Given exercise: All the records that follow need to be reproduced exactly. Omit the images.
## begin Record extracts
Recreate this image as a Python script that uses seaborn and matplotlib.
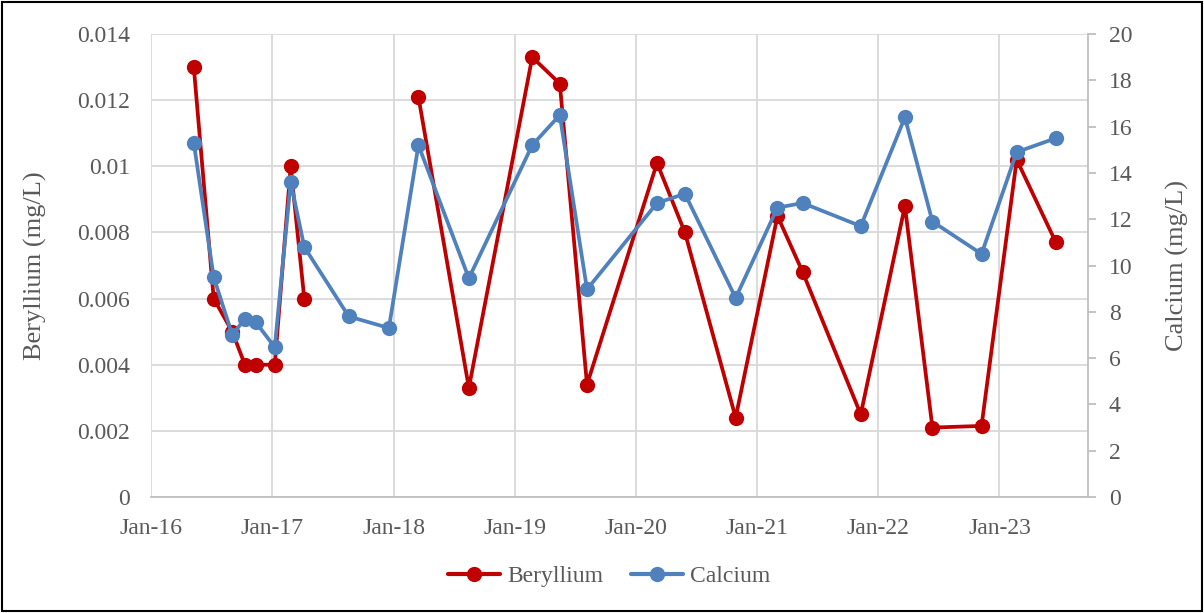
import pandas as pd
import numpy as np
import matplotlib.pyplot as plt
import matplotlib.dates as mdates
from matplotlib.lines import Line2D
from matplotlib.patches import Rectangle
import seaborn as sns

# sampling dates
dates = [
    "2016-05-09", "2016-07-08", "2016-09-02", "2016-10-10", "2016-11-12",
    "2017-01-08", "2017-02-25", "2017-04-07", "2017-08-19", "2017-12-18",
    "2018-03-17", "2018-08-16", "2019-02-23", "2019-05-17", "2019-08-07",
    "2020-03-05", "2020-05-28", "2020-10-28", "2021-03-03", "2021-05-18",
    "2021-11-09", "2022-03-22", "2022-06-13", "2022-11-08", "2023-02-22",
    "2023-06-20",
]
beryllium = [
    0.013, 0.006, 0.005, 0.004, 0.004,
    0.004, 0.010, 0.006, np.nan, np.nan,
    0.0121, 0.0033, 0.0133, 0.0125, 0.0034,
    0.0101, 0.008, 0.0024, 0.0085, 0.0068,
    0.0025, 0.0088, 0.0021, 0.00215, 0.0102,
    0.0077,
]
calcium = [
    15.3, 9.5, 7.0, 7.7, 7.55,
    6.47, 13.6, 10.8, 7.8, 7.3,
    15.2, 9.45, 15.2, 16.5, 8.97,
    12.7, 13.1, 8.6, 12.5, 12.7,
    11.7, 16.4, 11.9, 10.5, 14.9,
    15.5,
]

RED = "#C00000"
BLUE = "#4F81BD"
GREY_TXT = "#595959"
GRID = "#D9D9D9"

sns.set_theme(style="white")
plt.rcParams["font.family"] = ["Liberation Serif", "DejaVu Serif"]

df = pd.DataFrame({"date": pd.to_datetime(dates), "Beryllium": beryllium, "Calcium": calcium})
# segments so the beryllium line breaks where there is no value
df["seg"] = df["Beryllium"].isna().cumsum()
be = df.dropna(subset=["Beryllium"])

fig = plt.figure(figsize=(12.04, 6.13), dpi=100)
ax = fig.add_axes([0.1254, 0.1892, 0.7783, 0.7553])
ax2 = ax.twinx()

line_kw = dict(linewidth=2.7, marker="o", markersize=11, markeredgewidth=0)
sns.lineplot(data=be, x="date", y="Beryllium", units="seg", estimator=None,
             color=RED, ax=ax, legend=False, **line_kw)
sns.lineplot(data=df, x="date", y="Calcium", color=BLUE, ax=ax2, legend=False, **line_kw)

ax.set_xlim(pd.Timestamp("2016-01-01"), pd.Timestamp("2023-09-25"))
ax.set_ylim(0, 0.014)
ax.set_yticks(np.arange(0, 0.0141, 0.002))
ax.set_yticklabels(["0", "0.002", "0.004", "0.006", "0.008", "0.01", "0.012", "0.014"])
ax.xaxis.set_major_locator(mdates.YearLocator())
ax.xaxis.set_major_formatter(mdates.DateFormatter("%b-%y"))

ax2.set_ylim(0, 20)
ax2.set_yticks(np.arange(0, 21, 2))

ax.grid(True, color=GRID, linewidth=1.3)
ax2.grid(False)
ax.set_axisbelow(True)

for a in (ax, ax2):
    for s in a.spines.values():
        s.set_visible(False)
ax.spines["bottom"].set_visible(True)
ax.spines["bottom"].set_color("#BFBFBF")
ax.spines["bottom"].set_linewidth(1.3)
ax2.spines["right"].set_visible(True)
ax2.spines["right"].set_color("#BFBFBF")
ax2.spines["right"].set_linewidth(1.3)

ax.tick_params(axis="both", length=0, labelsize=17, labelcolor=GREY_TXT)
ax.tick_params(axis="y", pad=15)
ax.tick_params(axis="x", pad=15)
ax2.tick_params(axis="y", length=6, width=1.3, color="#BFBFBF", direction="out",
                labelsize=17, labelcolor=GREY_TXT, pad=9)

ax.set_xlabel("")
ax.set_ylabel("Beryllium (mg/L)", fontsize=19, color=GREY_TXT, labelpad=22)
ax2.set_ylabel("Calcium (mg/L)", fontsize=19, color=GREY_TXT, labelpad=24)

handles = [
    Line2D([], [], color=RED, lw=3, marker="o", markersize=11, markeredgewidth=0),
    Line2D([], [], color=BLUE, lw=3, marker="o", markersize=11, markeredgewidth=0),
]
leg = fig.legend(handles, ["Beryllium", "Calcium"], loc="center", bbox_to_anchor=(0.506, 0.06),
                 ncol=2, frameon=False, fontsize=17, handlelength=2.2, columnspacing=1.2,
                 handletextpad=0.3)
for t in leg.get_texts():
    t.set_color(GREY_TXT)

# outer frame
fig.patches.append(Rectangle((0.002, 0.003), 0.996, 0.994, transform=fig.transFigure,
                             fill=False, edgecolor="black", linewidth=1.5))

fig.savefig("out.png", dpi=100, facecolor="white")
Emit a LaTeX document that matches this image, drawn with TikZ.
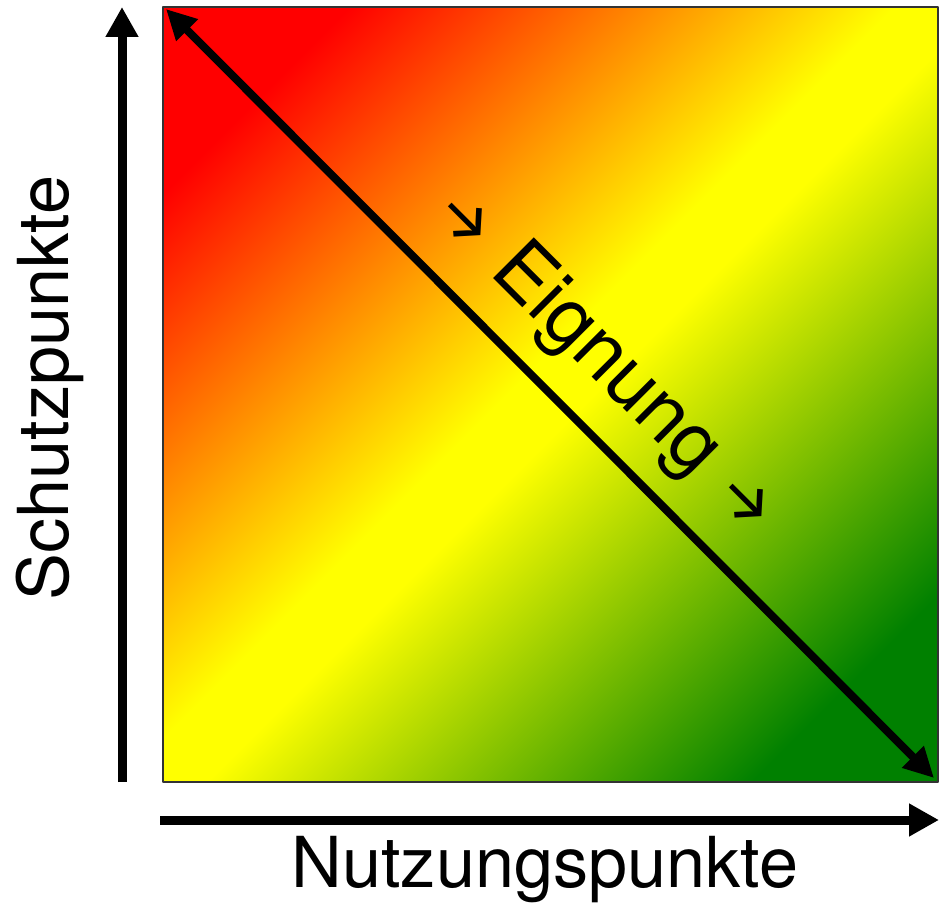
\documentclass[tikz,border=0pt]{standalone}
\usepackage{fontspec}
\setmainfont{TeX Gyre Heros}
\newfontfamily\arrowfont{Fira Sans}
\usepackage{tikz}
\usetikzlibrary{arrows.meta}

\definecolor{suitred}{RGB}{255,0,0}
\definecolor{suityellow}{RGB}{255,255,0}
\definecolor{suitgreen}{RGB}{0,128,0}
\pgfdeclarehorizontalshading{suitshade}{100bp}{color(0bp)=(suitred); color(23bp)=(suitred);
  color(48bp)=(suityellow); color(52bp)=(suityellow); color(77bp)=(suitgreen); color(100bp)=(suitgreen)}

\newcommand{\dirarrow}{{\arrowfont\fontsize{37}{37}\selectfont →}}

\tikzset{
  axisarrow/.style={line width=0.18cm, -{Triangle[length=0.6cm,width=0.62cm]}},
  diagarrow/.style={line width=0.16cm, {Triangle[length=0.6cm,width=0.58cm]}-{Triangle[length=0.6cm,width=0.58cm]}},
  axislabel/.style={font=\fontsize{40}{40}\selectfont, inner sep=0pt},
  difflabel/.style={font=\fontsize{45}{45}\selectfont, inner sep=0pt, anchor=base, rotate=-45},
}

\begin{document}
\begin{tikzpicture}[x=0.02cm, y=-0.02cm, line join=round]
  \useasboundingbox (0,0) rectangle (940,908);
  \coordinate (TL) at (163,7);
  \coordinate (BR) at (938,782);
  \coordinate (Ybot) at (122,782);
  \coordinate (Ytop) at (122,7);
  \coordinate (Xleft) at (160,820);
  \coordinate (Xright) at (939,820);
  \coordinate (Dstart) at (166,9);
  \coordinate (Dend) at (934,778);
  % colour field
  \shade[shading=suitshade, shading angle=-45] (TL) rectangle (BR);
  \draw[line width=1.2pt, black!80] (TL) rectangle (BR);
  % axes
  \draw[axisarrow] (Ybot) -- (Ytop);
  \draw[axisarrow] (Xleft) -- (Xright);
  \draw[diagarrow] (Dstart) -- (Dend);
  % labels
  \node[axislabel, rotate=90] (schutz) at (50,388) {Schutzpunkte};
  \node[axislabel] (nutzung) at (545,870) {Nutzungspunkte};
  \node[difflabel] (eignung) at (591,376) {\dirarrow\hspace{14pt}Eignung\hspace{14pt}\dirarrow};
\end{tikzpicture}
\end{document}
## end Record extracts
Solution for this task:
Recreate this image as a Python script that uses seaborn and matplotlib.
import pandas as pd
import numpy as np
import matplotlib.pyplot as plt
import matplotlib.dates as mdates
from matplotlib.lines import Line2D
from matplotlib.patches import Rectangle
import seaborn as sns

# sampling dates
dates = [
    "2016-05-09", "2016-07-08", "2016-09-02", "2016-10-10", "2016-11-12",
    "2017-01-08", "2017-02-25", "2017-04-07", "2017-08-19", "2017-12-18",
    "2018-03-17", "2018-08-16", "2019-02-23", "2019-05-17", "2019-08-07",
    "2020-03-05", "2020-05-28", "2020-10-28", "2021-03-03", "2021-05-18",
    "2021-11-09", "2022-03-22", "2022-06-13", "2022-11-08", "2023-02-22",
    "2023-06-20",
]
beryllium = [
    0.013, 0.006, 0.005, 0.004, 0.004,
    0.004, 0.010, 0.006, np.nan, np.nan,
    0.0121, 0.0033, 0.0133, 0.0125, 0.0034,
    0.0101, 0.008, 0.0024, 0.0085, 0.0068,
    0.0025, 0.0088, 0.0021, 0.00215, 0.0102,
    0.0077,
]
calcium = [
    15.3, 9.5, 7.0, 7.7, 7.55,
    6.47, 13.6, 10.8, 7.8, 7.3,
    15.2, 9.45, 15.2, 16.5, 8.97,
    12.7, 13.1, 8.6, 12.5, 12.7,
    11.7, 16.4, 11.9, 10.5, 14.9,
    15.5,
]

RED = "#C00000"
BLUE = "#4F81BD"
GREY_TXT = "#595959"
GRID = "#D9D9D9"

sns.set_theme(style="white")
plt.rcParams["font.family"] = ["Liberation Serif", "DejaVu Serif"]

df = pd.DataFrame({"date": pd.to_datetime(dates), "Beryllium": beryllium, "Calcium": calcium})
# segments so the beryllium line breaks where there is no value
df["seg"] = df["Beryllium"].isna().cumsum()
be = df.dropna(subset=["Beryllium"])

fig = plt.figure(figsize=(12.04, 6.13), dpi=100)
ax = fig.add_axes([0.1254, 0.1892, 0.7783, 0.7553])
ax2 = ax.twinx()

line_kw = dict(linewidth=2.7, marker="o", markersize=11, markeredgewidth=0)
sns.lineplot(data=be, x="date", y="Beryllium", units="seg", estimator=None,
             color=RED, ax=ax, legend=False, **line_kw)
sns.lineplot(data=df, x="date", y="Calcium", color=BLUE, ax=ax2, legend=False, **line_kw)

ax.set_xlim(pd.Timestamp("2016-01-01"), pd.Timestamp("2023-09-25"))
ax.set_ylim(0, 0.014)
ax.set_yticks(np.arange(0, 0.0141, 0.002))
ax.set_yticklabels(["0", "0.002", "0.004", "0.006", "0.008", "0.01", "0.012", "0.014"])
ax.xaxis.set_major_locator(mdates.YearLocator())
ax.xaxis.set_major_formatter(mdates.DateFormatter("%b-%y"))

ax2.set_ylim(0, 20)
ax2.set_yticks(np.arange(0, 21, 2))

ax.grid(True, color=GRID, linewidth=1.3)
ax2.grid(False)
ax.set_axisbelow(True)

for a in (ax, ax2):
    for s in a.spines.values():
        s.set_visible(False)
ax.spines["bottom"].set_visible(True)
ax.spines["bottom"].set_color("#BFBFBF")
ax.spines["bottom"].set_linewidth(1.3)
ax2.spines["right"].set_visible(True)
ax2.spines["right"].set_color("#BFBFBF")
ax2.spines["right"].set_linewidth(1.3)

ax.tick_params(axis="both", length=0, labelsize=17, labelcolor=GREY_TXT)
ax.tick_params(axis="y", pad=15)
ax.tick_params(axis="x", pad=15)
ax2.tick_params(axis="y", length=6, width=1.3, color="#BFBFBF", direction="out",
                labelsize=17, labelcolor=GREY_TXT, pad=9)

ax.set_xlabel("")
ax.set_ylabel("Beryllium (mg/L)", fontsize=19, color=GREY_TXT, labelpad=22)
ax2.set_ylabel("Calcium (mg/L)", fontsize=19, color=GREY_TXT, labelpad=24)

handles = [
    Line2D([], [], color=RED, lw=3, marker="o", markersize=11, markeredgewidth=0),
    Line2D([], [], color=BLUE, lw=3, marker="o", markersize=11, markeredgewidth=0),
]
leg = fig.legend(handles, ["Beryllium", "Calcium"], loc="center", bbox_to_anchor=(0.506, 0.06),
                 ncol=2, frameon=False, fontsize=17, handlelength=2.2, columnspacing=1.2,
                 handletextpad=0.3)
for t in leg.get_texts():
    t.set_color(GREY_TXT)

# outer frame
fig.patches.append(Rectangle((0.002, 0.003), 0.996, 0.994, transform=fig.transFigure,
                             fill=False, edgecolor="black", linewidth=1.5))

fig.savefig("out.png", dpi=100, facecolor="white")
Emit a LaTeX document that matches this image, drawn with TikZ.
\documentclass[tikz,border=0pt]{standalone}
\usepackage{fontspec}
\setmainfont{TeX Gyre Heros}
\newfontfamily\arrowfont{Fira Sans}
\usepackage{tikz}
\usetikzlibrary{arrows.meta}

\definecolor{suitred}{RGB}{255,0,0}
\definecolor{suityellow}{RGB}{255,255,0}
\definecolor{suitgreen}{RGB}{0,128,0}
\pgfdeclarehorizontalshading{suitshade}{100bp}{color(0bp)=(suitred); color(23bp)=(suitred);
  color(48bp)=(suityellow); color(52bp)=(suityellow); color(77bp)=(suitgreen); color(100bp)=(suitgreen)}

\newcommand{\dirarrow}{{\arrowfont\fontsize{37}{37}\selectfont →}}

\tikzset{
  axisarrow/.style={line width=0.18cm, -{Triangle[length=0.6cm,width=0.62cm]}},
  diagarrow/.style={line width=0.16cm, {Triangle[length=0.6cm,width=0.58cm]}-{Triangle[length=0.6cm,width=0.58cm]}},
  axislabel/.style={font=\fontsize{40}{40}\selectfont, inner sep=0pt},
  difflabel/.style={font=\fontsize{45}{45}\selectfont, inner sep=0pt, anchor=base, rotate=-45},
}

\begin{document}
\begin{tikzpicture}[x=0.02cm, y=-0.02cm, line join=round]
  \useasboundingbox (0,0) rectangle (940,908);
  \coordinate (TL) at (163,7);
  \coordinate (BR) at (938,782);
  \coordinate (Ybot) at (122,782);
  \coordinate (Ytop) at (122,7);
  \coordinate (Xleft) at (160,820);
  \coordinate (Xright) at (939,820);
  \coordinate (Dstart) at (166,9);
  \coordinate (Dend) at (934,778);
  % colour field
  \shade[shading=suitshade, shading angle=-45] (TL) rectangle (BR);
  \draw[line width=1.2pt, black!80] (TL) rectangle (BR);
  % axes
  \draw[axisarrow] (Ybot) -- (Ytop);
  \draw[axisarrow] (Xleft) -- (Xright);
  \draw[diagarrow] (Dstart) -- (Dend);
  % labels
  \node[axislabel, rotate=90] (schutz) at (50,388) {Schutzpunkte};
  \node[axislabel] (nutzung) at (545,870) {Nutzungspunkte};
  \node[difflabel] (eignung) at (591,376) {\dirarrow\hspace{14pt}Eignung\hspace{14pt}\dirarrow};
\end{tikzpicture}
\end{document}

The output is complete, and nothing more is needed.